Allegations funds for American Samoa spent elsewhere

Updated October 28, 2009 18:38:38

A report on a US television network has suggested that money given to American Samoa to help prepare for a disaster wasn't spent properly. CNN has spoken to a former director of Homeland Security in the US Pacific territory, Birdsall Alailima, who says a network of sirens to warn people of disasters such as tsunami was not built. Funding from the federal government was frozen in 2007 after inspectors discovered that the American Samoa government had been diverting the money for other purposes. 31 people died in the territory when a tsunami hit earlier this month.
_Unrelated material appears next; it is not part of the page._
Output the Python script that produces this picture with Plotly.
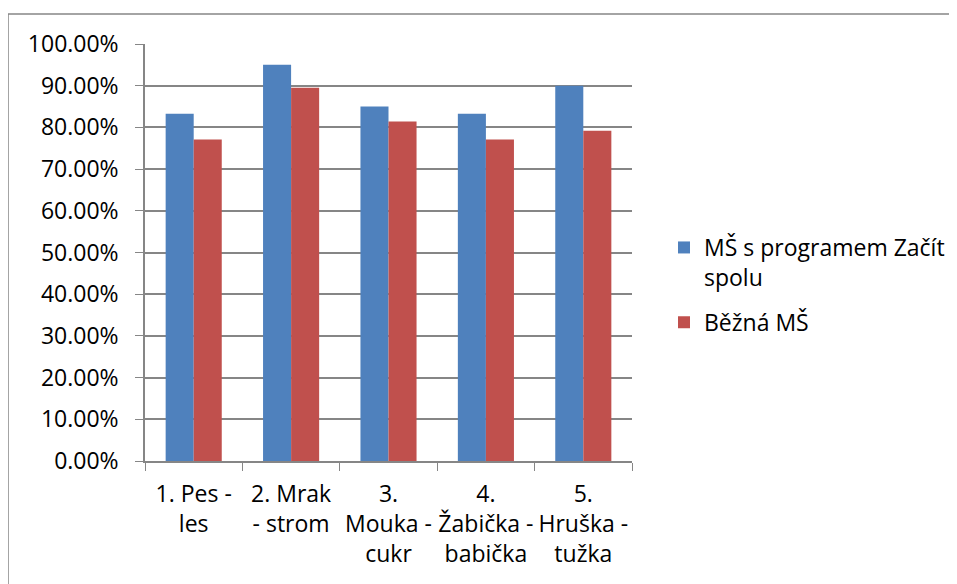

Ben Te'o, vice-president of good governance organisation Common Cause in American Samoa, says the accusations are credible.

Presenter: Bruce Hill
Speaker: Ben Te'o, vice-president of good governance organisation Common Cause in American Samoa


Pacific Beat has attempted to contact the American Samoa government for comment, but they have been unavailable.

The US Department of the Interior, which looks after overseas territories, has issued a statement in which it says the federal government has in the past fallen short in its obligations to insular areas.

The statement says in the previous administration there were real issues of neglect and failed oversight that need to be addressed quickly.

A US Department of Homeland Security audit of the American Samoan government's management of security grants describes its approach as fundamentally flawed.

Of two point three million US dollars given to American Samoa, one point seven million dollars of the spending has been questioned.

TE'O: The source indicated in the report here was the director of American Samoa Homeland Security then and he does understand, he was in a place at a time when that funding was in place for the EAS system to be in place.

HILL: The report quotes Birdsall Alailima, who was the Director of the Territories Office of Homeland Security from 2003 to 2007 and he points out on a map where there was supposed to be 30 warning sirens placed around American Samoa. Those sirens were not placed as a result of this money not being used for the purpose.

TE'O: Well, they were not in place. As a matter of fact, he was released from his position so in the early part of 2007 and part of that was indicated by ASG or the Government of American Samoa that the part of the reasons why the federal funding was frozen for homeland security. In accordance to what I know, during the time, that he Birdy Alailima had done some coordinations and collaborations with ASTICA, or the American Samoa Telecommunication Agency here in American Samoa and they were supposed to be the one heading out that project to install the siren system in place.

HILL: So if the money was not used to install tsunami signs, where did the money go, what was it used for?

TE'O: Some of that money was diverted to pay salaries for some of the and I know Birdy, Mr Alailima, was trying to fight the system, but some of the folks in charge of diverting that money was a lot higher than he was. I say that a lot of people were not aware that this occurred. A lot of people were also not aware that the system was actually in place back then. The only testing was conducted here and American Samoa back in November-December timeframe in 2007 was a mobile siren test on the other side of the bay Brungo Brungo of the ....??? side and that was the only testing that was done and it worked and after that, they were looking at buying the rest of the sirens in place and start the installation system.

HILL: What's going to happen as a result of this information coming out? It would seem to indicate something of a corruption scandal?

TE'O: I would say they need to be surfaced for this investigations, there was long overdue that we need to really look at, because I know for a fact that if the siren warning system was in place. We probably would not have this many casualties as a result of the tsunami.

HILL: Is this a kind of thing that goes on in the American Samoan Government as a matter of course, does this sort of thing happen often, money just going astray?

TE'O: This is one of the things that this person that you are speaking to had been fighting since I got back here in 2005. It pretty much inside, and the leaders are inside the government. There is to much corruption inside.

HILL: Well this time, people may well have died as a result of this. Do you think this will change peoples attitudes towards corruption?

TE'O: I hope it will, I hope this report here, not only outside that will make its way here that will change the attitude of most of the people here on the island.